Gary Kim has interesting thoughts about whether consumers are cutting the TV cord or the current subscriber losses we are seeing are due in-part to the economy and consumers deciding to forgo payments on cable.
Here is an excerpt:
Still, that could lead to years of trouble, and could lead to a definitive shift to online video if the content providers decide to shift more support to online delivery.
Some 13 percent of current multichannel video subscribers in the United States say they are “somewhat” or “very” likely to cancel their current subscription in the next 12 months, and not sign up with a competing provider, according to a survey of 2,000 U.S. households recently conducted by Strategy Analytics (News – Alert).

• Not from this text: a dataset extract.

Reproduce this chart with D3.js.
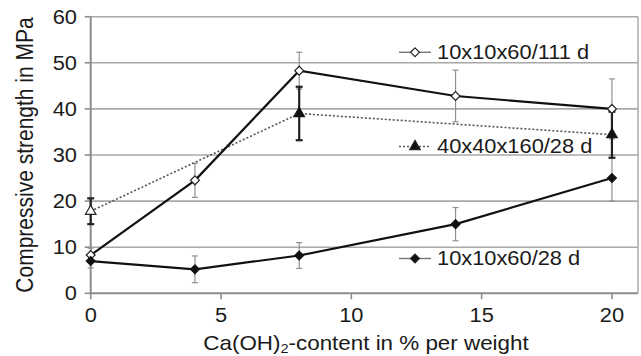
<!DOCTYPE html>
<meta charset="utf-8">
<script src="https://d3js.org/d3.v7.min.js"></script>
<style>
  body { margin: 0; background: #fff; }
  svg text { font-family: "Liberation Sans", Arial, sans-serif; fill: #1a1a1a; }
</style>
<div id="chart"></div>
<script>
  // values
  var contents = [0, 4, 8, 14, 20];
  var small111 = [8.3, 24.5, 48.3, 42.8, 40.0];
  var small111Err = [1.5, 3.7, 4.0, 5.6, 6.5];
  var prismContents = [0, 8, 20];
  var prism28 = [17.8, 39.0, 34.4];
  var prism28Err = [2.8, 5.8, 5.0];
  var small28 = [7.0, 5.2, 8.2, 15.0, 25.0];
  var small28Err = [1.5, 2.9, 2.8, 3.6, 5.0];
  var yTicks = [0, 10, 20, 30, 40, 50, 60];
  var xTicks = [0, 5, 10, 15, 20];

  var W = 641, H = 356, FS = 19.5, SX = 1.12;

  var svg = d3.select("#chart").append("svg")
    .attr("width", W).attr("height", H);

  var x = d3.scaleLinear().domain([0, 21]).range([90.7, 638]);
  var y = d3.scaleLinear().domain([0, 60]).range([293.3, 16.7]);

  // horizontal text is slightly stretched in the original
  function label(g, px, py, txt, anchor) {
    return g.append("text")
      .attr("transform", "translate(" + px + "," + py + ") scale(" + SX + ",1)")
      .attr("text-anchor", anchor || "start")
      .style("font-size", FS + "px")
      .text(txt);
  }

  // grid
  svg.append("g").selectAll("line")
    .data(yTicks.filter(function (d) { return d > 0; }))
    .enter().append("line")
    .attr("x1", x(0)).attr("x2", x(21))
    .attr("y1", function (d) { return y(d); })
    .attr("y2", function (d) { return y(d); })
    .style("stroke", "#a8a8a8").style("stroke-width", 1.6);

  // frame: left axis, bottom axis, right border
  var frame = svg.append("g").style("stroke", "#8c8c8c").style("stroke-width", 2);
  frame.append("line").attr("x1", x(0)).attr("x2", x(0)).attr("y1", y(60)).attr("y2", y(0));
  frame.append("line").attr("x1", x(0)).attr("x2", x(21)).attr("y1", y(0)).attr("y2", y(0));
  frame.append("line").attr("x1", x(21)).attr("x2", x(21)).attr("y1", y(60)).attr("y2", y(0))
    .style("stroke", "#b0b0b0").style("stroke-width", 1.6);

  // ticks and tick labels
  var tg = svg.append("g");
  yTicks.forEach(function (t) {
    tg.append("line").attr("x1", x(0) - 6).attr("x2", x(0))
      .attr("y1", y(t)).attr("y2", y(t))
      .style("stroke", "#8c8c8c").style("stroke-width", 1.6);
    label(tg, 77, y(t) + 7, t, "end");
  });
  xTicks.forEach(function (t) {
    tg.append("line").attr("x1", x(t)).attr("x2", x(t))
      .attr("y1", y(0)).attr("y2", y(0) + 6)
      .style("stroke", "#8c8c8c").style("stroke-width", 1.6);
    label(tg, x(t), 321.5, t, "middle");
  });

  // axis titles
  var xt = svg.append("text")
    .attr("transform", "translate(366,349.5) scale(" + SX + ",1)")
    .attr("text-anchor", "middle")
    .style("font-size", "20px");
  xt.append("tspan").text("Ca(OH)");
  xt.append("tspan").attr("dy", 3).style("font-size", "13px").text("2");
  xt.append("tspan").attr("dy", -3).text("-content in % per weight");

  svg.append("text")
    .attr("transform", "translate(33,155) rotate(-90) scale(1,1.1)")
    .attr("text-anchor", "middle")
    .style("font-size", "21px")
    .text("Compressive strength in MPa");

  var line = d3.line()
    .x(function (d) { return x(d[0]); })
    .y(function (d) { return y(d[1]); });

  function pairs(xs, vs) { return xs.map(function (v, i) { return [v, vs[i]]; }); }

  // error bars
  function errBars(xs, vs, es, color, width, cap) {
    var g = svg.append("g").style("stroke", color).style("stroke-width", width);
    xs.forEach(function (xv, i) {
      var lo = y(vs[i] - es[i]), hi = y(vs[i] + es[i]), cx = x(xv);
      g.append("line").attr("x1", cx).attr("x2", cx).attr("y1", lo).attr("y2", hi);
      g.append("line").attr("x1", cx - cap).attr("x2", cx + cap).attr("y1", lo).attr("y2", lo);
      g.append("line").attr("x1", cx - cap).attr("x2", cx + cap).attr("y1", hi).attr("y2", hi);
    });
  }
  errBars(contents, small111, small111Err, "#909090", 1.2, 3);
  errBars(contents, small28, small28Err, "#909090", 1.2, 3);

  // series lines
  svg.append("path").datum(pairs(prismContents, prism28)).attr("d", line)
    .style("fill", "none").style("stroke", "#555").style("stroke-width", 1.6)
    .style("stroke-dasharray", "2,2");
  svg.append("path").datum(pairs(contents, small111)).attr("d", line)
    .style("fill", "none").style("stroke", "#111").style("stroke-width", 2.2);
  svg.append("path").datum(pairs(contents, small28)).attr("d", line)
    .style("fill", "none").style("stroke", "#111").style("stroke-width", 2.2);

  errBars(prismContents, prism28, prism28Err, "#222", 2.2, 3.5);

  // markers
  var diamond = d3.symbol().type(d3.symbolDiamond2).size(50);
  var tri = d3.symbol().type(d3.symbolTriangle).size(48);

  function markers(xs, vs, sym, fill, stroke) {
    svg.append("g").selectAll("path")
      .data(pairs(xs, vs)).enter().append("path")
      .attr("d", sym)
      .attr("transform", function (d) { return "translate(" + x(d[0]) + "," + y(d[1]) + ")"; })
      .style("fill", fill).style("stroke", stroke).style("stroke-width", 1.2);
  }
  markers(contents, small111, diamond, "#fff", "#222");
  markers(contents, small28, diamond, "#111", "#111");
  markers(prismContents.slice(0, 1), prism28.slice(0, 1), tri, "#fff", "#222");
  markers(prismContents.slice(1), prism28.slice(1), tri, "#111", "#111");

  // legend (inside plot)
  var lg = svg.append("g");
  var legendRows = [
    { name: "10x10x60/111 d", cy: 52.3, sym: diamond, fill: "#fff", dash: null, lw: 1.4, stroke: "#777" },
    { name: "40x40x160/28 d", cy: 146.5, sym: tri, fill: "#111", dash: "2,2", lw: 1.4, stroke: "#555" },
    { name: "10x10x60/28 d", cy: 258.5, sym: diamond, fill: "#111", dash: null, lw: 1.4, stroke: "#777" }
  ];
  legendRows.forEach(function (r) {
    lg.append("line").attr("x1", 399).attr("x2", 431).attr("y1", r.cy).attr("y2", r.cy)
      .style("stroke", r.stroke).style("stroke-width", r.lw)
      .style("stroke-dasharray", r.dash);
    lg.append("path").attr("d", r.sym)
      .attr("transform", "translate(415," + r.cy + ")")
      .style("fill", r.fill).style("stroke", "#222").style("stroke-width", 1.2);
    label(lg, 437, r.cy + 6.5, r.name, "start");
  });
</script>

So far, though, what we have seen seems largely to be a case of market share shifts between contestants, rather than a wholesale move to cord cutting. The other complication is that given moribund new housing starts, some amount of household consolidation and a sour economy, many consumers might be making temporary decisions to suspend purchases, without necessarily indicating a permanent shift in behavior.
The end of the article discusses how Kim isn’t sure if this is a permanent shift or just temporary. The reality is however that there is a war for people’s time and watching OTT video and streaming is becoming a larger portion of people’s day. And as the trend continues, the value of subscription TV diminishes. This isn’t something new I am sure as this is what is happening to printed magazines – but the question remains – how will cable and other TV providers deal with the trend in a way which keeps them relevant in the new world of TV 2.0?